What is the number of lines holding the word "Convert"? Give that number alone.

_Records for the exercise_
================

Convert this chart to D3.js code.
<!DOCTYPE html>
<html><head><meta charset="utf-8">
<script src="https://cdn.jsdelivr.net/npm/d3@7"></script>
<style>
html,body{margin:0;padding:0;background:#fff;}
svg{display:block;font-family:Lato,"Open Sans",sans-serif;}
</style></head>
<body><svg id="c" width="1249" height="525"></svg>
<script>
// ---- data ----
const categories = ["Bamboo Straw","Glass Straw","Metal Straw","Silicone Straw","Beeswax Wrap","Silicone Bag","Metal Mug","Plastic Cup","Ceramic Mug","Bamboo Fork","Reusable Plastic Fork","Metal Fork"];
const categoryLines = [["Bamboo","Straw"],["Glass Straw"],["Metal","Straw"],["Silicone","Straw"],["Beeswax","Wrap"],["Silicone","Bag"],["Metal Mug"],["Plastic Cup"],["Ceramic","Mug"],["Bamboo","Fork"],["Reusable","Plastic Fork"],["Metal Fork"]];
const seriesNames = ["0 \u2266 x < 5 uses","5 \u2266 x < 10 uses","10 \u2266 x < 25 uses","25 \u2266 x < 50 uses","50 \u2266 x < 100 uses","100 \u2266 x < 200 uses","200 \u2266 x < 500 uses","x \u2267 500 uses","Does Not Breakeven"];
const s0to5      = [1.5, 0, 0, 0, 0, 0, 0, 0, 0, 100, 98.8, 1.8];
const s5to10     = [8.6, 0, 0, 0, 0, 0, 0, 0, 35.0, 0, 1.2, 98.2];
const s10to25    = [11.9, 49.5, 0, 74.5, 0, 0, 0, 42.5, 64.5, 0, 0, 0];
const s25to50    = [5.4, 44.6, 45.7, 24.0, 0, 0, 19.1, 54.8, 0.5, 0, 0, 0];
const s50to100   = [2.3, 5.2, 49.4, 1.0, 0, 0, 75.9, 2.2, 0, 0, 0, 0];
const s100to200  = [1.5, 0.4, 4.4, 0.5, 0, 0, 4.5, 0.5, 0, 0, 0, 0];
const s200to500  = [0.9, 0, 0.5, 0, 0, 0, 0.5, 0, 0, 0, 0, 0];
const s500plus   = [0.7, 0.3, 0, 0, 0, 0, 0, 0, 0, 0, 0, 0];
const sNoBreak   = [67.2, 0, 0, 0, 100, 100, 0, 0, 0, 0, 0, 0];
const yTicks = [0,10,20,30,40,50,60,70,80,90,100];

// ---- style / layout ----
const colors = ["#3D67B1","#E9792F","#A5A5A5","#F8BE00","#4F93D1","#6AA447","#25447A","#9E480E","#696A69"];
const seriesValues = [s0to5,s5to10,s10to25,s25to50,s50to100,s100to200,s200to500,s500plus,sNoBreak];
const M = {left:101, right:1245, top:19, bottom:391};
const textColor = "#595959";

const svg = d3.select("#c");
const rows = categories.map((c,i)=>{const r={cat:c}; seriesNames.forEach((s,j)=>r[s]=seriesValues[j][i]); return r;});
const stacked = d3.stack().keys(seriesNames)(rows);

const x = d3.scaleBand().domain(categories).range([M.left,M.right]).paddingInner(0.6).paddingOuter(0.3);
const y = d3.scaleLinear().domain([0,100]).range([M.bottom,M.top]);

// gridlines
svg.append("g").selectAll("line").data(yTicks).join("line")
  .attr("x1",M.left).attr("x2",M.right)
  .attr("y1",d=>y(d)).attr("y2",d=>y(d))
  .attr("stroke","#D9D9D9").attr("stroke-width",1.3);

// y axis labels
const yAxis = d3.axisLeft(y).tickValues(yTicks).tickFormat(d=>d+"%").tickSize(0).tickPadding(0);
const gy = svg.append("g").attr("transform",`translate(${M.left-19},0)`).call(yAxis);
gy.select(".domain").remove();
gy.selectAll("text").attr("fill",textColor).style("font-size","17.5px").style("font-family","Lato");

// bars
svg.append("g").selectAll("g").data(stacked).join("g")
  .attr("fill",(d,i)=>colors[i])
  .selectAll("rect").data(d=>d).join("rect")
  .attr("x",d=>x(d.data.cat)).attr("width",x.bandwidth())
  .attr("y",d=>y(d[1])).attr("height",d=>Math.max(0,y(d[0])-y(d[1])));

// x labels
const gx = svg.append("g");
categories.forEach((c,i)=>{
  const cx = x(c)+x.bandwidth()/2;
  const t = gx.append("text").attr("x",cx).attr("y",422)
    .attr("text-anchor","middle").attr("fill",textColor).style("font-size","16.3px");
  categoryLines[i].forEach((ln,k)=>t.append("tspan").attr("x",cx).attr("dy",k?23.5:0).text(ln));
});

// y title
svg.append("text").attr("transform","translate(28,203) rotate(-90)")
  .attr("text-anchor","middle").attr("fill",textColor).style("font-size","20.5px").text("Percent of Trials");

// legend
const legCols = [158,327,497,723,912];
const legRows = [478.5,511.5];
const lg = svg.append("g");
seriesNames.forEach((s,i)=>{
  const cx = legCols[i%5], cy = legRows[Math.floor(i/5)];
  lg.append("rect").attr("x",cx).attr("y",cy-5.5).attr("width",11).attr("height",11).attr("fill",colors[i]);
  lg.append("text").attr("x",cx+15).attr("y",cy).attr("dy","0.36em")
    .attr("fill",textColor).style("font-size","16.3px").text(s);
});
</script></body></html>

================

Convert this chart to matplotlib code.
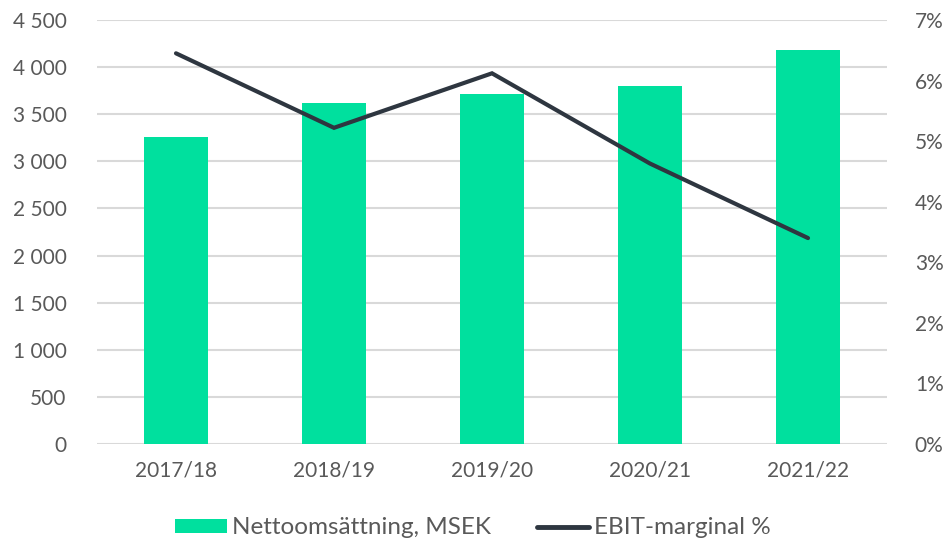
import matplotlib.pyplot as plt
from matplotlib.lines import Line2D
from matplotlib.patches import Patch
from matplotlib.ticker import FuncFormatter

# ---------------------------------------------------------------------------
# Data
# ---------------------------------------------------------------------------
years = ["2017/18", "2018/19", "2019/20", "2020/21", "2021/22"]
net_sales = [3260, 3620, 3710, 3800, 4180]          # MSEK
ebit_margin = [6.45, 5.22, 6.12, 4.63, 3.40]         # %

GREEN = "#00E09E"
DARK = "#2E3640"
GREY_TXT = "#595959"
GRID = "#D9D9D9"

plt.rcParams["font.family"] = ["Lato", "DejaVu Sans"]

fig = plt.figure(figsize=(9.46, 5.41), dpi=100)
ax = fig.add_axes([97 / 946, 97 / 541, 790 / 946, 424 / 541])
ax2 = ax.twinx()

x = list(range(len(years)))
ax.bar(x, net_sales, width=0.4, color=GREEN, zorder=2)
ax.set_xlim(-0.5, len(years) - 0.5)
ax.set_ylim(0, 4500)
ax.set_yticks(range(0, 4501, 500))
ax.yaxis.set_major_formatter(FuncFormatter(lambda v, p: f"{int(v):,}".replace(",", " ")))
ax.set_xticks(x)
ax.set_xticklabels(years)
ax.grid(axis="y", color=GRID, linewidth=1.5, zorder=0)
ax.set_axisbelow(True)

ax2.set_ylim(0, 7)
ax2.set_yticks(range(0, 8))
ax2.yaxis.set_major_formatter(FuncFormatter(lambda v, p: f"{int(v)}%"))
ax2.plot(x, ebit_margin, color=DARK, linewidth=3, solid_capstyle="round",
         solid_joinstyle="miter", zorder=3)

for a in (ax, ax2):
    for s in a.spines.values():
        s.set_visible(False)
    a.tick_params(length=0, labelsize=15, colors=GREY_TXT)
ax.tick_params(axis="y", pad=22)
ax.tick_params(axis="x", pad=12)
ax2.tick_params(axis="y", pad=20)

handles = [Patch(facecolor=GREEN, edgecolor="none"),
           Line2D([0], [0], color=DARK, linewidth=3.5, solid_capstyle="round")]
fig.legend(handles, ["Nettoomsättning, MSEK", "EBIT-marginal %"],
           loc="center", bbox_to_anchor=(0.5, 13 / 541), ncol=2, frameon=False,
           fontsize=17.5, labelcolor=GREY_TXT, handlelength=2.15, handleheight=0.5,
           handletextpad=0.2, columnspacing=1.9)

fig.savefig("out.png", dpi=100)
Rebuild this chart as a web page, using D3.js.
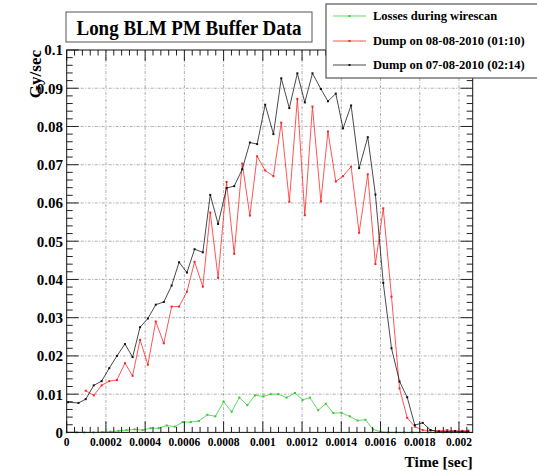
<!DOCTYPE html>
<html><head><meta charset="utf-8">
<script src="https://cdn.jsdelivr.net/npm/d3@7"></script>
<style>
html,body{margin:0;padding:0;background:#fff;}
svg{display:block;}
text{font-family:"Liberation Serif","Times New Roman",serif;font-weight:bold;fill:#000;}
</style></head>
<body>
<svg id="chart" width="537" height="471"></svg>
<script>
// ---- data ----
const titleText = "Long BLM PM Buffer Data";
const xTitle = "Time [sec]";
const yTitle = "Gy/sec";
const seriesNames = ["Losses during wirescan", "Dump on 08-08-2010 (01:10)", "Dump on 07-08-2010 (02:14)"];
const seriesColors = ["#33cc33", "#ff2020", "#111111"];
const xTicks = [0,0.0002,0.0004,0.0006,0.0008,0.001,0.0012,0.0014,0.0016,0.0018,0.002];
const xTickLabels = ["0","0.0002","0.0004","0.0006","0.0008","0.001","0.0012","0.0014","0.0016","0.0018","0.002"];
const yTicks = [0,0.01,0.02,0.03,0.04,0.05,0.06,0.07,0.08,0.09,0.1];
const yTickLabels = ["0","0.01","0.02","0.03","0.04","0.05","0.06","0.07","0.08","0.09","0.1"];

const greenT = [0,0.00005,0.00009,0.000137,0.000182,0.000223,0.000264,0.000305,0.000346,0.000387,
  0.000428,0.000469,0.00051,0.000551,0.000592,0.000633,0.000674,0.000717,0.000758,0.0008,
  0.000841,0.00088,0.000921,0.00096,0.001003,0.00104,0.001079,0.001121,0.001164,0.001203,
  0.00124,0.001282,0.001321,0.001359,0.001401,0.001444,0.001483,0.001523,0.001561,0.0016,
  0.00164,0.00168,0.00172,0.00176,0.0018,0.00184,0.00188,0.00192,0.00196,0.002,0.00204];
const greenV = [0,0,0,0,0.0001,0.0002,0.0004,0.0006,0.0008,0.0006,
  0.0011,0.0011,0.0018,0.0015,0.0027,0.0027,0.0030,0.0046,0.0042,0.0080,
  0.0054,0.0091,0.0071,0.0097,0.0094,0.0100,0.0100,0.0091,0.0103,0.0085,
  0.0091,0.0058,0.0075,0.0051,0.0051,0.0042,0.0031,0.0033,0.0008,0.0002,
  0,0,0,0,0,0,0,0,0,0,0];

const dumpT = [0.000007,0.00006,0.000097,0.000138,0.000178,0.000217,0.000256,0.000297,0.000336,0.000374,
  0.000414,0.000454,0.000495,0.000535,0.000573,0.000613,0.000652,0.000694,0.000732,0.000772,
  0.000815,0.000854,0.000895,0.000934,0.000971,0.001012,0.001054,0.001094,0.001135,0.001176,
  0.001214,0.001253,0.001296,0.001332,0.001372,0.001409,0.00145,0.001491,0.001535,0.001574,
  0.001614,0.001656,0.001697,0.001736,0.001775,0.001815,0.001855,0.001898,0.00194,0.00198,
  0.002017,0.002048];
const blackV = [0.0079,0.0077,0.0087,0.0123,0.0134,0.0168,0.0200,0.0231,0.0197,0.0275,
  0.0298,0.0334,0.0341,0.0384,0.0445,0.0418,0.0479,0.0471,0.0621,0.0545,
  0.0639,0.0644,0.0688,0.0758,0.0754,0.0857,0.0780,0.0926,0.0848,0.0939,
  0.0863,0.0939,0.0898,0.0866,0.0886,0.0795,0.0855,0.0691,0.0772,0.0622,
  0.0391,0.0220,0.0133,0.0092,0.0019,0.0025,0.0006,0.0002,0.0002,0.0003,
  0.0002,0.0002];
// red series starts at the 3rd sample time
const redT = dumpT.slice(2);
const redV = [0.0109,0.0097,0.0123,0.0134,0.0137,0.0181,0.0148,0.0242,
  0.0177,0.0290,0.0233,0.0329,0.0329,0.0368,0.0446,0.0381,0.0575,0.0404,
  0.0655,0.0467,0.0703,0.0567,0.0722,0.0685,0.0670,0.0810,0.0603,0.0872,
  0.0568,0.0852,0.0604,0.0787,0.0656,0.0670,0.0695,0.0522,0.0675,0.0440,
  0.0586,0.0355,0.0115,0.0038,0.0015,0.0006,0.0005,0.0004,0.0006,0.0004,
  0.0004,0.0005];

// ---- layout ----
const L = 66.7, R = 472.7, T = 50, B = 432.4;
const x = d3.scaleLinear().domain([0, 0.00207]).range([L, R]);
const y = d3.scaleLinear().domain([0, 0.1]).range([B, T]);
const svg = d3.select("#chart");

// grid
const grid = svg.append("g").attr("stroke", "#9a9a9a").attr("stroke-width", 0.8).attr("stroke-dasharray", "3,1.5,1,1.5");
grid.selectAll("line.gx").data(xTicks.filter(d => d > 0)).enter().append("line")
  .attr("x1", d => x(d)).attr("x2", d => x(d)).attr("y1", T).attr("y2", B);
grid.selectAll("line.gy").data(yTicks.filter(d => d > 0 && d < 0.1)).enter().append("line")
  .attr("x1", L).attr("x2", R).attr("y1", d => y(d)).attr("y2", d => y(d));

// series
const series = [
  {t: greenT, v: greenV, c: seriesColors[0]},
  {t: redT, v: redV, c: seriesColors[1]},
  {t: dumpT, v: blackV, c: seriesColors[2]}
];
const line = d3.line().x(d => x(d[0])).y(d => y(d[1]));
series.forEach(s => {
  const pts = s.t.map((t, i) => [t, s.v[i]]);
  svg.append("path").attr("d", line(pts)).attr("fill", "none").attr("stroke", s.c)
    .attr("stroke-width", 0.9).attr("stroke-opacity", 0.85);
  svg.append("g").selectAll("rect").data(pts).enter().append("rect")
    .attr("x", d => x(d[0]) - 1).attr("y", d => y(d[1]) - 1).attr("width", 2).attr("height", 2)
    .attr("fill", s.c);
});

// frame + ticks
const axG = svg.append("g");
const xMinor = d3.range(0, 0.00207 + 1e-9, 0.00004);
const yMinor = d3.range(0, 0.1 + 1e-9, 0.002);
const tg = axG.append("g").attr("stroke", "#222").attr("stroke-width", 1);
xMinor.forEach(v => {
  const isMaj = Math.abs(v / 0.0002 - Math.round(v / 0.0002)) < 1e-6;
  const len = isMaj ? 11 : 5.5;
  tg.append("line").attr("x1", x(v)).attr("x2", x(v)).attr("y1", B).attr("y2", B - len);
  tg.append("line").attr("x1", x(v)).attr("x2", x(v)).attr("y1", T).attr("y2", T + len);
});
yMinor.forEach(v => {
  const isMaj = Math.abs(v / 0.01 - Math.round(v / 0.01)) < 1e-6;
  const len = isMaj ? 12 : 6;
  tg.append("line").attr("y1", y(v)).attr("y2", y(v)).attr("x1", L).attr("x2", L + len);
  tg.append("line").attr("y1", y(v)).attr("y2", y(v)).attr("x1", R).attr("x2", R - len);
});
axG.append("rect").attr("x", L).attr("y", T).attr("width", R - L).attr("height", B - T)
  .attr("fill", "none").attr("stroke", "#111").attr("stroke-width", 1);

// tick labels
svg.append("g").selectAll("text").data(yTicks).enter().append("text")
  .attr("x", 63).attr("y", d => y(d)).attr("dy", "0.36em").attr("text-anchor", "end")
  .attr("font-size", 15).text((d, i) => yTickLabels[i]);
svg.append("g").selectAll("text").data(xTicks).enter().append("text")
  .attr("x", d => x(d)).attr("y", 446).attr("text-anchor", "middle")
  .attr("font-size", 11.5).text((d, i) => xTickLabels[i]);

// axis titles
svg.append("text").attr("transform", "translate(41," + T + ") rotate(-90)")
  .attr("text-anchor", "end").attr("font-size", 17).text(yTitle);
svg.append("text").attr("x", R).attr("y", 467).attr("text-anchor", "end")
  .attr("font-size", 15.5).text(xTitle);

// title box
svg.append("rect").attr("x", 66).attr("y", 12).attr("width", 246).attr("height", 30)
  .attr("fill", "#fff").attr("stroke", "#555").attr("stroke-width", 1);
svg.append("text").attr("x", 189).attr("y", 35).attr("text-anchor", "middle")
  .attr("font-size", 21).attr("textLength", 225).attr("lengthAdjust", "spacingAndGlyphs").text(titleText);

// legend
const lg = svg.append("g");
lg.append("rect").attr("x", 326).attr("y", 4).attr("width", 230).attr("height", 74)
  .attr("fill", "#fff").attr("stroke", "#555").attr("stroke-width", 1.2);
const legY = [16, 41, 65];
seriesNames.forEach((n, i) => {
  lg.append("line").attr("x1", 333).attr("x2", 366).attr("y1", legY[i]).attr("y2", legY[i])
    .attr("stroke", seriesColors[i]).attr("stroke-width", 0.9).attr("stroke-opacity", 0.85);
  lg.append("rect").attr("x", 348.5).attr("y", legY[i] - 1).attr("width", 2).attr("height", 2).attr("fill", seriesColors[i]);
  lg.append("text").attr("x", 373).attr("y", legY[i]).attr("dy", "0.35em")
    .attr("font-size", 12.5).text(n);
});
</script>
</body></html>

================

_Task result_
2